─── INFORMATION PROVIDED

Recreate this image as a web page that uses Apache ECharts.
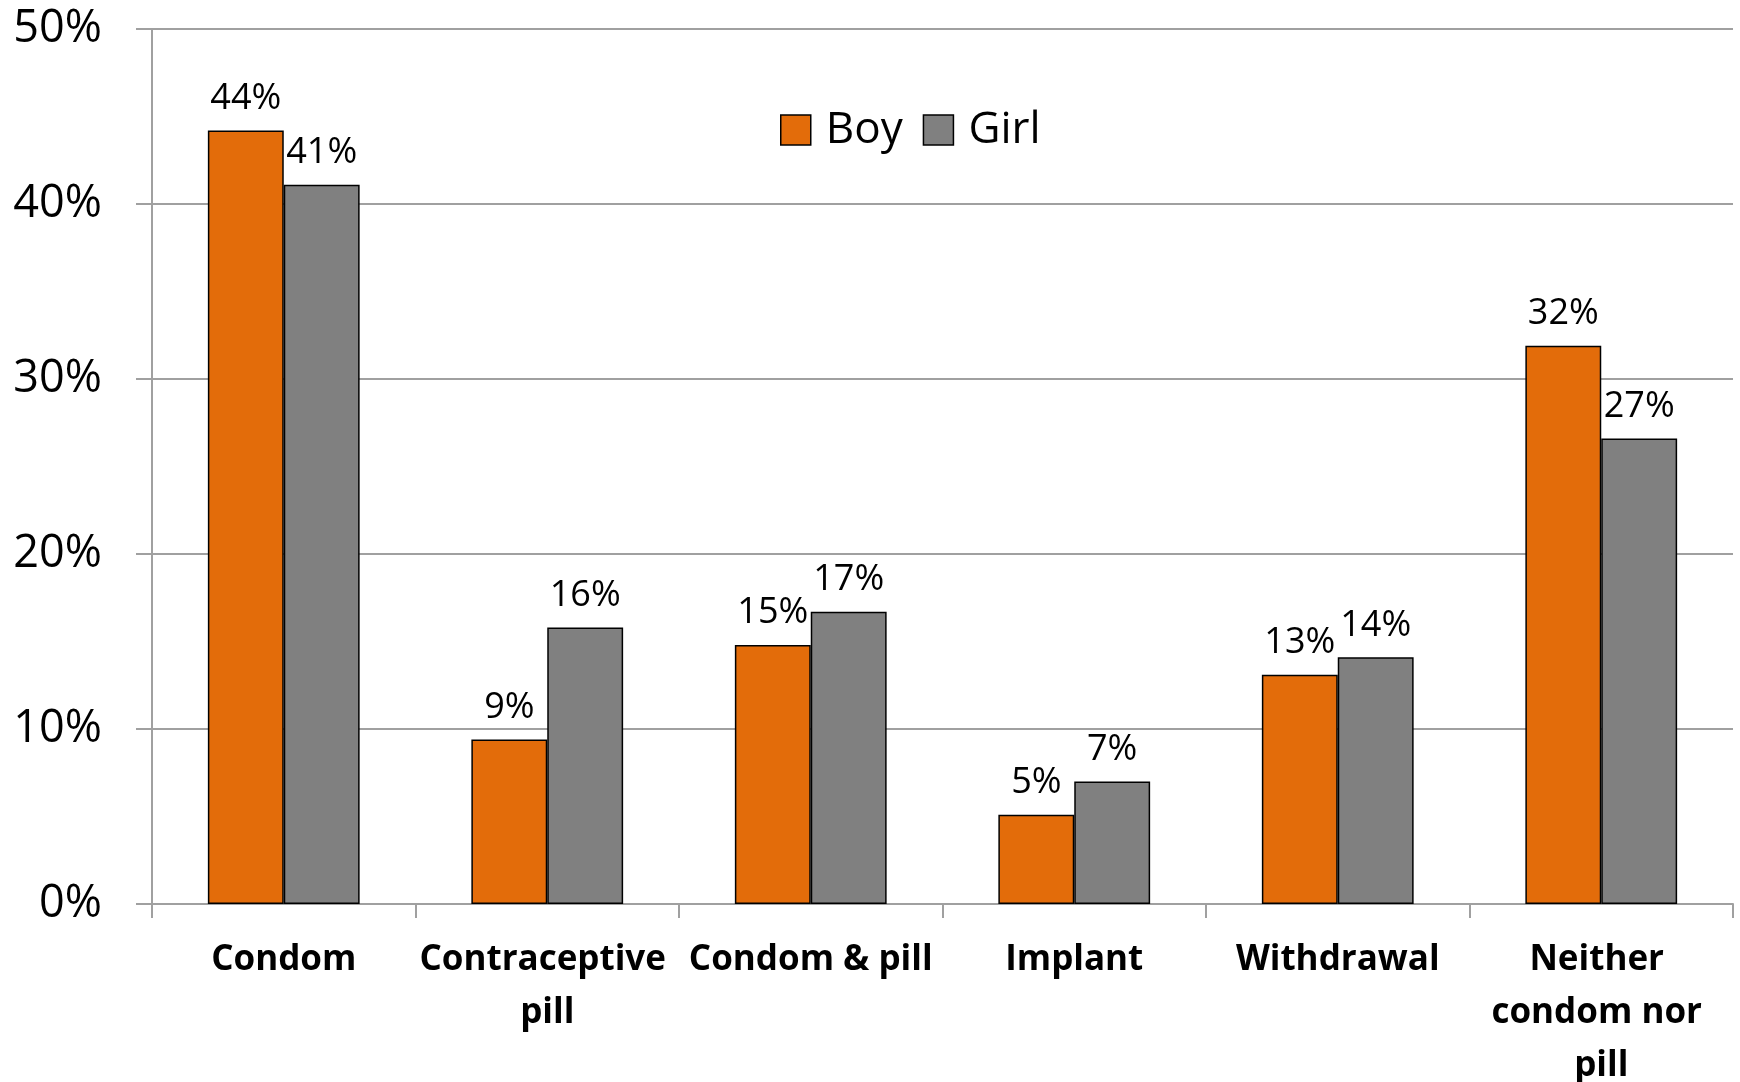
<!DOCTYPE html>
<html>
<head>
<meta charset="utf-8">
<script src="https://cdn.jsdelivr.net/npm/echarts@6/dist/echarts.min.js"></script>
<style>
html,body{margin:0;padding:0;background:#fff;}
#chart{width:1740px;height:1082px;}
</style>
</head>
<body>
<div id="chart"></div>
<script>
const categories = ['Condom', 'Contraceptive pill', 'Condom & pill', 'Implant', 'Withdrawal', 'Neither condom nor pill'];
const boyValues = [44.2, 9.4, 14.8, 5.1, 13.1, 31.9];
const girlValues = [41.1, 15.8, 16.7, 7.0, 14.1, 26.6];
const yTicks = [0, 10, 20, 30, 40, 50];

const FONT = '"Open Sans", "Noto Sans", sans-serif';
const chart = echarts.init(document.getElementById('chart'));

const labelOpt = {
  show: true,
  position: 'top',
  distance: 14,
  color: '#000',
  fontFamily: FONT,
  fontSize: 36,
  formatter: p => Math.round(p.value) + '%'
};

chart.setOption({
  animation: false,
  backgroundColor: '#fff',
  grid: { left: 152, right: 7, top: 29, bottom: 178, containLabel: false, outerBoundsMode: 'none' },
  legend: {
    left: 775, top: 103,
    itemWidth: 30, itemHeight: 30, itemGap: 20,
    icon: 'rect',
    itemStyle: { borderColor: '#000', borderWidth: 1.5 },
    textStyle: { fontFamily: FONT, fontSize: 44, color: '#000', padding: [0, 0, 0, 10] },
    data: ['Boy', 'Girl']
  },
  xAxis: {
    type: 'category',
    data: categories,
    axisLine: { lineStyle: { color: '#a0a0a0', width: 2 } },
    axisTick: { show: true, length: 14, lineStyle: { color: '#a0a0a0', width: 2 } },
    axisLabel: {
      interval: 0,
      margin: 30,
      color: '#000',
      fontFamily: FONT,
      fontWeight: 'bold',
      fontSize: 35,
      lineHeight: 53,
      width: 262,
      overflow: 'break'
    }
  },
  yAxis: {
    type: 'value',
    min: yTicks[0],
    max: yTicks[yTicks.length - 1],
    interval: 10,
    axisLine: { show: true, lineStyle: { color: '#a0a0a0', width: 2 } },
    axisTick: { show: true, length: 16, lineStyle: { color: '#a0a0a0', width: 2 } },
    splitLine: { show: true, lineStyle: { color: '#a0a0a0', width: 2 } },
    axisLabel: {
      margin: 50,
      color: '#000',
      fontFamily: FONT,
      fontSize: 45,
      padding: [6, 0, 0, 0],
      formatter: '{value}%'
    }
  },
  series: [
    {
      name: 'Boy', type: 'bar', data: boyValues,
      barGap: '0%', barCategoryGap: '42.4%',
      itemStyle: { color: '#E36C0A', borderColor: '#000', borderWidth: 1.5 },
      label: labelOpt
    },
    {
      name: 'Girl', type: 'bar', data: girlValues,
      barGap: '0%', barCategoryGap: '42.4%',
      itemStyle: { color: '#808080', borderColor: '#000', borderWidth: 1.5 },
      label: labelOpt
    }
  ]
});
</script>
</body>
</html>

──────

-- EXERCISE --
Repeat exactly and only the lines from the start of the data above through the line that holds "const yTicks = [0, 10, 20, 30, 40, 50];", inclusive. Pictures do not belong in the copy.

-- TASK SOLUTION --
Recreate this image as a web page that uses Apache ECharts.
<!DOCTYPE html>
<html>
<head>
<meta charset="utf-8">
<script src="https://cdn.jsdelivr.net/npm/echarts@6/dist/echarts.min.js"></script>
<style>
html,body{margin:0;padding:0;background:#fff;}
#chart{width:1740px;height:1082px;}
</style>
</head>
<body>
<div id="chart"></div>
<script>
const categories = ['Condom', 'Contraceptive pill', 'Condom & pill', 'Implant', 'Withdrawal', 'Neither condom nor pill'];
const boyValues = [44.2, 9.4, 14.8, 5.1, 13.1, 31.9];
const girlValues = [41.1, 15.8, 16.7, 7.0, 14.1, 26.6];
const yTicks = [0, 10, 20, 30, 40, 50];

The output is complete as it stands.